ABSTRACT

Grace Mugabe’s Amaihood (mother of the nation) was despised in hegemonic discourses of (il)legitimacy in the last days of Robert Mugabe’s rule. Her political ascension in ZANU PF and national leadership was supported by ZANU PF’s Youth and Women’s Leagues which, among other things, recommended and advocated for her candidacy to succeed her now late husband. The two vice presidents, Joice Mujuru and later the embattled Emmerson Mnangagwa, were accused by Grace Mugabe and her supporters of harbouring presidential ambitions and her active role resulted in the two (Joice Mujuru in 2014; Emmerson Mnangagwa in 2017) being fired from the party.
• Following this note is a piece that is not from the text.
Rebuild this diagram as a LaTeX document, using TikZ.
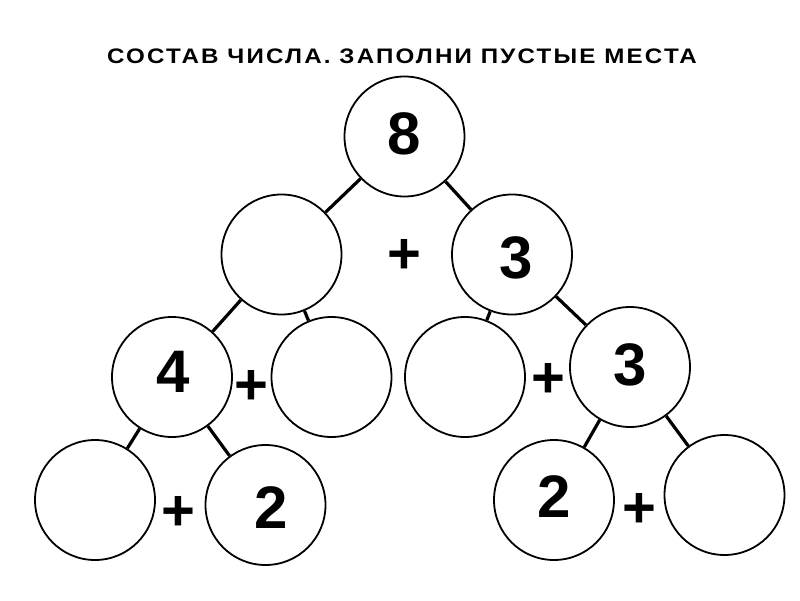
\documentclass[tikz,border=0pt]{standalone}
\usepackage{fontspec}
\setmainfont{Liberation Sans}
\begin{document}
\begin{tikzpicture}[x=1pt,y=-1pt,
  ball/.style={circle,draw=black,line width=1.8pt,minimum size=120pt,inner sep=0pt,fill=white},
  digit/.style={inner sep=0pt,font=\fontsize{60}{60}\selectfont\bfseries},
  plus/.style={inner sep=0pt,font=\fontsize{58}{58}\selectfont\bfseries},
  link/.style={line width=3.2pt,black}]
\path[use as bounding box,fill=white] (0,0) rectangle (800,600);
\node[inner sep=0pt,xscale=1.15,font=\fontsize{21}{21}\selectfont\bfseries\addfontfeature{LetterSpace=9}] (title) at (402,56) {СОСТАВ ЧИСЛА. ЗАПОЛНИ ПУСТЫЕ МЕСТА};
% circles
\node[ball] (a) at (404.5,136.5) {};
\node[ball] (b) at (281.5,254.5) {};
\node[ball] (c) at (512,254.5) {};
\node[ball] (d) at (172,377) {};
\node[ball] (e) at (331.5,377) {};
\node[ball] (f) at (465,377) {};
\node[ball] (g) at (630,367) {};
\node[ball] (h) at (95,500) {};
\node[ball] (i) at (265.5,505) {};
\node[ball] (j) at (554,500) {};
\node[ball] (k) at (724.5,495) {};
% connectors
\draw[link] (a) -- (b);
\draw[link] (a) -- (c);
\draw[link] (b) -- (d);
\draw[link] (b) -- (e);
\draw[link] (c) -- (f);
\draw[link] (c) -- (g);
\draw[link] (d) -- (h);
\draw[link] (d) -- (i);
\draw[link] (g) -- (j);
\draw[link] (g) -- (k);
% numbers
\node[digit] (na) at (404,133.5) {8};
\node[digit] (nc) at (516,257.5) {3};
\node[digit] (nd) at (173,372) {4};
\node[digit] (ng) at (630,365) {3};
\node[digit] (ni) at (271.5,508) {2};
\node[digit] (nj) at (554.5,497) {2};
% plus signs
\node[plus] (p1) at (404,256) {+};
\node[plus] (p2) at (251,387) {+};
\node[plus] (p3) at (178,513) {+};
\node[plus] (p4) at (548,380) {+};
\node[plus] (p5) at (639,510) {+};
\end{tikzpicture}
\end{document}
Emmerson Mnangagwa replaced Joice Mujuru only to be fired from the same post in 2017. Grace Mugabe’s behaviour and speeches, viewed in patriarchal political circles as vulgar and disconnected from the nation, also questioned core ethical and traditional values. The 2017 military intervention, premised on the call to ‘restore legacy’, further exposed the direct involvement of the military in ZANU PF and Zimbabwean politics. However, ‘disgraced’ by her husband’s forced resignation in November 2017, Grace Mugabe’s role as ‘mother of the nation’ was, as it were, replaced by Auxillia Mnangagwa following elevation of Emmerson Mnangagwa to lead the ‘new’ dispensation. Drawing from semiotics and Critical Discourse Analysis (CDA), therefore, this chapter uses Auxillia Mnangagwa’s politico-cultural performance of Amaihood to examine cultural politics of her re-invention of ‘Amaihood’ in the ‘Second Republic’.